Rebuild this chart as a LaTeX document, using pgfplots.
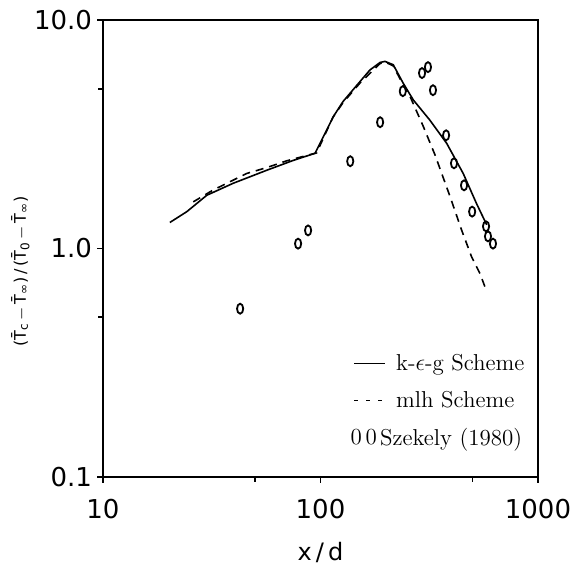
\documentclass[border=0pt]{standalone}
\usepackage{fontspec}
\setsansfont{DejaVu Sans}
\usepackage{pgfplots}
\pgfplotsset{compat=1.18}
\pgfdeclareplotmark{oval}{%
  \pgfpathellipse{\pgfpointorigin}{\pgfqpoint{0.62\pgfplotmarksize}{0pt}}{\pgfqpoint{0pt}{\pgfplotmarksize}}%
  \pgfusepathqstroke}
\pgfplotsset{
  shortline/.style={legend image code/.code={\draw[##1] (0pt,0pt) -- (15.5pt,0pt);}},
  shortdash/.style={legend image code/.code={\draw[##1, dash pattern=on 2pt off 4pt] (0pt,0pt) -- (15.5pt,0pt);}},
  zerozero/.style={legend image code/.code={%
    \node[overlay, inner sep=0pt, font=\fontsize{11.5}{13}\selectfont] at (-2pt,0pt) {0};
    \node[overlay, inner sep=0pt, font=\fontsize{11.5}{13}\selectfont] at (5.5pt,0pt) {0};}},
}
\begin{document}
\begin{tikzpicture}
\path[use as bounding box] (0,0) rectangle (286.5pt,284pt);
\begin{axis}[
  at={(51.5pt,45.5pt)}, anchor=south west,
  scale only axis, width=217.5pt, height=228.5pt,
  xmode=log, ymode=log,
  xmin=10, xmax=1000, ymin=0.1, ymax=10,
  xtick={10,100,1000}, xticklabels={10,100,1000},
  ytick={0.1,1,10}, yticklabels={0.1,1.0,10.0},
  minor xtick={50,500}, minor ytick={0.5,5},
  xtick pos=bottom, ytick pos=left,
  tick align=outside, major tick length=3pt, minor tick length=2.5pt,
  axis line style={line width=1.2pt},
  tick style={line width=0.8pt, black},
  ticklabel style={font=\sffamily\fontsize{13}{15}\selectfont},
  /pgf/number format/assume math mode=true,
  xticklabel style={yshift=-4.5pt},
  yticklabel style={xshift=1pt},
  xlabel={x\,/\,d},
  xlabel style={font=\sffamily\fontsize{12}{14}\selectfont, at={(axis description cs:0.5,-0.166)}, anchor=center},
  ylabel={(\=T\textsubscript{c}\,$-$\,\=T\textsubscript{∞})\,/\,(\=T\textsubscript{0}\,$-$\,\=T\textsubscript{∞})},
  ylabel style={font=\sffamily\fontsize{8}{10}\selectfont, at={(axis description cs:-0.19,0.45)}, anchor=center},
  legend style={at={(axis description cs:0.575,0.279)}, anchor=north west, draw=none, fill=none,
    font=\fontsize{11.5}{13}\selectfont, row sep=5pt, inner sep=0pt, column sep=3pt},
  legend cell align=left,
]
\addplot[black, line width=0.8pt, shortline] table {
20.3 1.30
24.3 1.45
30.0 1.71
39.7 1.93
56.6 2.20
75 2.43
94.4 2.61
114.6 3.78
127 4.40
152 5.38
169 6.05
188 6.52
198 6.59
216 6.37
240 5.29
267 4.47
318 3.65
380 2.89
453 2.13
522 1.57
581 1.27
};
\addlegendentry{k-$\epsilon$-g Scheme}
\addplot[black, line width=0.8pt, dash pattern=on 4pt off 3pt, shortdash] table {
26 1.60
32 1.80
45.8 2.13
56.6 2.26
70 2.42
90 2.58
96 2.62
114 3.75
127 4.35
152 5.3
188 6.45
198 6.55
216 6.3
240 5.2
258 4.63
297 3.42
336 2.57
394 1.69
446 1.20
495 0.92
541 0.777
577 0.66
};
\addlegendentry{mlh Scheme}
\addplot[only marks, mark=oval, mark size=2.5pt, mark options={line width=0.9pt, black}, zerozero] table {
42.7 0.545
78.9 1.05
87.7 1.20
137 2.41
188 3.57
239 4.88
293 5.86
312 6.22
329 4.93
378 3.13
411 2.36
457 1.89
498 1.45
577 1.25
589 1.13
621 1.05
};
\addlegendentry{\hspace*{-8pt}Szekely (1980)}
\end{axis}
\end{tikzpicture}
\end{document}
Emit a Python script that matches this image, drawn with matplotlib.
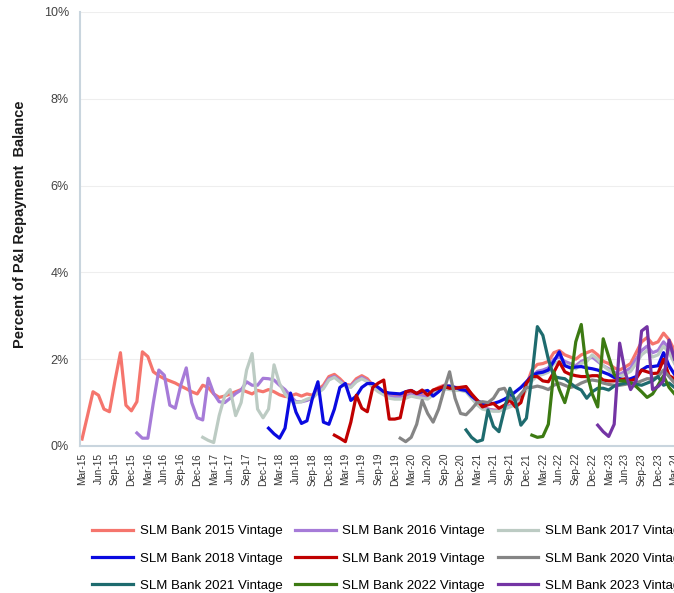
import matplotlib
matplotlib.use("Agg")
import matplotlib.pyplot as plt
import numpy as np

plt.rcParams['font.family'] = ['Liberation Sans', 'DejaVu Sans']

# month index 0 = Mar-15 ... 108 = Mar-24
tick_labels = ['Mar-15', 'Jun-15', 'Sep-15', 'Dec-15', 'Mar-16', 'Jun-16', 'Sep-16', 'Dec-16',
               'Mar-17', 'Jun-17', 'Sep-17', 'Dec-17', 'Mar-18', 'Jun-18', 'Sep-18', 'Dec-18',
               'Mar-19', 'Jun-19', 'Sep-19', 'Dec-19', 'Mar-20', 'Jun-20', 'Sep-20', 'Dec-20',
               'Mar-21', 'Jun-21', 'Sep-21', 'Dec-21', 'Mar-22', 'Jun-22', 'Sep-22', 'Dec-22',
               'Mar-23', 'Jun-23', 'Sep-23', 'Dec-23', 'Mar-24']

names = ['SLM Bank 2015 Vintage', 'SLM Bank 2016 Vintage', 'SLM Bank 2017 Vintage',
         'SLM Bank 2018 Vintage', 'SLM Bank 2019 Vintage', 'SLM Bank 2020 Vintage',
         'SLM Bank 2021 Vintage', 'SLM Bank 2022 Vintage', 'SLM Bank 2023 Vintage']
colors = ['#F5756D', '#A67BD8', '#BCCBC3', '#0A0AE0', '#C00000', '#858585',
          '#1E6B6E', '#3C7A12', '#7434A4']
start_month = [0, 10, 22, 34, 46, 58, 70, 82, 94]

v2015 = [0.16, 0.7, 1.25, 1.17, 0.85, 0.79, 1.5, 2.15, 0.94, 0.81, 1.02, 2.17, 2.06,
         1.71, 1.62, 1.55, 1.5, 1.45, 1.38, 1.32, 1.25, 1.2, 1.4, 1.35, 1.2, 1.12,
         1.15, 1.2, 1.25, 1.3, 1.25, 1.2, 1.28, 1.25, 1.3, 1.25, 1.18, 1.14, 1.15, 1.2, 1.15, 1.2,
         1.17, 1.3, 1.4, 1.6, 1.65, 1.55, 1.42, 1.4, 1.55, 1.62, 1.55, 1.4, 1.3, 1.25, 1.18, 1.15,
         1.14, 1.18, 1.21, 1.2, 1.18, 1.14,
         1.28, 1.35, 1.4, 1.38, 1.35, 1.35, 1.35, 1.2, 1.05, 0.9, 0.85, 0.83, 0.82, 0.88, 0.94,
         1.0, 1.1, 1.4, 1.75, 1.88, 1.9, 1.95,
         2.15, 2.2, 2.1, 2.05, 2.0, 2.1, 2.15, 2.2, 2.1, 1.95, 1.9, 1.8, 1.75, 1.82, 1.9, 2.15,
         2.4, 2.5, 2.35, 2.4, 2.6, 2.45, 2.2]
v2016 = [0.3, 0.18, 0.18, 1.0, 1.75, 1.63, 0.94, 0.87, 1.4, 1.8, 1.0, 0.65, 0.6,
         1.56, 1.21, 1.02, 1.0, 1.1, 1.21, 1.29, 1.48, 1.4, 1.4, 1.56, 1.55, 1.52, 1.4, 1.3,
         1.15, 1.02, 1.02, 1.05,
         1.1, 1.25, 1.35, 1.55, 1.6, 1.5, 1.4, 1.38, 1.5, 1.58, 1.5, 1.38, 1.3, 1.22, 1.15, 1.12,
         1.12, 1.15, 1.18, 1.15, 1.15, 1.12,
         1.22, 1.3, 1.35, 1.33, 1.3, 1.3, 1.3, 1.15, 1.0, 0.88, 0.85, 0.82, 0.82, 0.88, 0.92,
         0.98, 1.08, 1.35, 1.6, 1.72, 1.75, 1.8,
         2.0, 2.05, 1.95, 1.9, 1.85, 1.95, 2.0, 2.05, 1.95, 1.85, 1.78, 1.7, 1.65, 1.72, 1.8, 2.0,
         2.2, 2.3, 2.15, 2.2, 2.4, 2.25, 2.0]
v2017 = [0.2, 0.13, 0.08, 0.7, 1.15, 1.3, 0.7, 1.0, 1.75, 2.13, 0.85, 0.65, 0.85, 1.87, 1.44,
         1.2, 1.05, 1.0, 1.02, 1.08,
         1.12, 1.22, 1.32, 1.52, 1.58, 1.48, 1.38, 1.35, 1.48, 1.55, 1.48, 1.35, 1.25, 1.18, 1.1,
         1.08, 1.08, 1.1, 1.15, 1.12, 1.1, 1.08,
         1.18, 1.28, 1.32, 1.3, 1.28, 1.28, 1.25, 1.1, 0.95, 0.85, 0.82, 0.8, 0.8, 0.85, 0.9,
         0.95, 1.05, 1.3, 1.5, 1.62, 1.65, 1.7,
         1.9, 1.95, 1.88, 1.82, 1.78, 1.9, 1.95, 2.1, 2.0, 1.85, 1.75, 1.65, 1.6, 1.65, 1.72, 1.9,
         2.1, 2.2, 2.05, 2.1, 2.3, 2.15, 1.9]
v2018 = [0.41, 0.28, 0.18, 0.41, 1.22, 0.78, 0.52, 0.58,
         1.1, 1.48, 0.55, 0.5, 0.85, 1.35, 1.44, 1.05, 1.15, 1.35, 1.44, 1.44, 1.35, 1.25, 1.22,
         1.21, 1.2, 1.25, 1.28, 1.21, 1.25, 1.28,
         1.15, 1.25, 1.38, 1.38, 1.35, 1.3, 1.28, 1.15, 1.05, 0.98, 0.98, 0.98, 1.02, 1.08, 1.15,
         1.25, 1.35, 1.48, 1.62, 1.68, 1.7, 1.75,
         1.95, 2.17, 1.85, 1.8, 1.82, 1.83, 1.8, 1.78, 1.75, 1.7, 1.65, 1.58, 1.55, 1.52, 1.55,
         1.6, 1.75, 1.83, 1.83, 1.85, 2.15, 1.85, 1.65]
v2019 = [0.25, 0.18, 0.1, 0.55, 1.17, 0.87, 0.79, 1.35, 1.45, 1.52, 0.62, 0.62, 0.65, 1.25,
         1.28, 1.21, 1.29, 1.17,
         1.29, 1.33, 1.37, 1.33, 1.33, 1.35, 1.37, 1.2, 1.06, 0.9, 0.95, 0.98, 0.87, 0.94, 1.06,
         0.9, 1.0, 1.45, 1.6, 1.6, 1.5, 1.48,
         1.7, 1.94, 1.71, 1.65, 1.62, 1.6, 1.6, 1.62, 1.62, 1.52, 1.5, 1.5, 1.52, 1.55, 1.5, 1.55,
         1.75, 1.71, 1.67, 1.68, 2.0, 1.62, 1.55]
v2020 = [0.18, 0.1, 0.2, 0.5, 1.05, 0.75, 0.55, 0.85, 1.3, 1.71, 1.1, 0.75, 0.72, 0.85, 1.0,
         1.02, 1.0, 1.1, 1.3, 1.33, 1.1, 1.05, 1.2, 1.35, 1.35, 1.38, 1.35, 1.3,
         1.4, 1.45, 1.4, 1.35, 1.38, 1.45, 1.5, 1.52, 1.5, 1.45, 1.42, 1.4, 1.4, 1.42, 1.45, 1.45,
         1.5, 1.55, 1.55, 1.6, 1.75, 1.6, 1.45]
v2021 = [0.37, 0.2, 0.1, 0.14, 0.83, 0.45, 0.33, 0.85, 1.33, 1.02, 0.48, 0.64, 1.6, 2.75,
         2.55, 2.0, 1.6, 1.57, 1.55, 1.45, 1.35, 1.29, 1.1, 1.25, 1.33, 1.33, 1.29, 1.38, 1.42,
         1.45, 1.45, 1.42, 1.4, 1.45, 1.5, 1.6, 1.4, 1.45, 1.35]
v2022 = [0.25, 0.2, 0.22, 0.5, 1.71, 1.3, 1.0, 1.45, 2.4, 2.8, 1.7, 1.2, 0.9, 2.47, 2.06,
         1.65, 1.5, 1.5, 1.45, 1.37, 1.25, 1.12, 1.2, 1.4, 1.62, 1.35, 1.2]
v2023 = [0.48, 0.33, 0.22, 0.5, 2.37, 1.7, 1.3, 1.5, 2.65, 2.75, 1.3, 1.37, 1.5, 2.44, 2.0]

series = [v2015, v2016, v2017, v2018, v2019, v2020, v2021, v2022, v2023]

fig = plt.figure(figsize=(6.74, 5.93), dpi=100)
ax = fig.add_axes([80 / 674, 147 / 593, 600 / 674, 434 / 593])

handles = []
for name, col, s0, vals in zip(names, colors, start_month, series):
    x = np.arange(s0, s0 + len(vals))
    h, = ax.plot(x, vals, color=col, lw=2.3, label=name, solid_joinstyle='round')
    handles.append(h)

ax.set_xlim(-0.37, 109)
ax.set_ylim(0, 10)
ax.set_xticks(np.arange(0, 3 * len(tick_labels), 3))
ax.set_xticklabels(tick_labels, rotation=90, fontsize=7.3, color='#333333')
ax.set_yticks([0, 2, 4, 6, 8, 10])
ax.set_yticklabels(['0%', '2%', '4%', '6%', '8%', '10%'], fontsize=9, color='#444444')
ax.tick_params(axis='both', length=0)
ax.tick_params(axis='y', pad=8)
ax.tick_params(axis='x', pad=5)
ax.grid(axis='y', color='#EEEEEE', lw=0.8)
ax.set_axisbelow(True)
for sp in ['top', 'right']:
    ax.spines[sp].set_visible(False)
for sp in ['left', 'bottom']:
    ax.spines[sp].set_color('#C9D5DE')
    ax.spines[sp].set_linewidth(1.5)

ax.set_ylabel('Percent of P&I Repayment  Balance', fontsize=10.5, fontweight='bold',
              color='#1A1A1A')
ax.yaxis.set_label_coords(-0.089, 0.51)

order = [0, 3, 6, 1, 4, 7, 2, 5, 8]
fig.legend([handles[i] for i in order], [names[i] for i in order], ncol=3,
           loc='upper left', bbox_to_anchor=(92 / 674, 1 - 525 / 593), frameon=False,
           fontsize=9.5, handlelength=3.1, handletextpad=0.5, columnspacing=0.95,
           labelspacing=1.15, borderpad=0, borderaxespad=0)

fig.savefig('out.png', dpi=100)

+---+

Omit all pictures and repeat exactly the lines from the one containing "Emit a Python" through the one containing "start_month = [0, 10, 22, 34, 46, 58, 70, 82, 94]", ends included, with nothing added.

RESPONSE TO THIS EXERCISE:
Emit a Python script that matches this image, drawn with matplotlib.
import matplotlib
matplotlib.use("Agg")
import matplotlib.pyplot as plt
import numpy as np

plt.rcParams['font.family'] = ['Liberation Sans', 'DejaVu Sans']

# month index 0 = Mar-15 ... 108 = Mar-24
tick_labels = ['Mar-15', 'Jun-15', 'Sep-15', 'Dec-15', 'Mar-16', 'Jun-16', 'Sep-16', 'Dec-16',
               'Mar-17', 'Jun-17', 'Sep-17', 'Dec-17', 'Mar-18', 'Jun-18', 'Sep-18', 'Dec-18',
               'Mar-19', 'Jun-19', 'Sep-19', 'Dec-19', 'Mar-20', 'Jun-20', 'Sep-20', 'Dec-20',
               'Mar-21', 'Jun-21', 'Sep-21', 'Dec-21', 'Mar-22', 'Jun-22', 'Sep-22', 'Dec-22',
               'Mar-23', 'Jun-23', 'Sep-23', 'Dec-23', 'Mar-24']

names = ['SLM Bank 2015 Vintage', 'SLM Bank 2016 Vintage', 'SLM Bank 2017 Vintage',
         'SLM Bank 2018 Vintage', 'SLM Bank 2019 Vintage', 'SLM Bank 2020 Vintage',
         'SLM Bank 2021 Vintage', 'SLM Bank 2022 Vintage', 'SLM Bank 2023 Vintage']
colors = ['#F5756D', '#A67BD8', '#BCCBC3', '#0A0AE0', '#C00000', '#858585',
          '#1E6B6E', '#3C7A12', '#7434A4']
start_month = [0, 10, 22, 34, 46, 58, 70, 82, 94]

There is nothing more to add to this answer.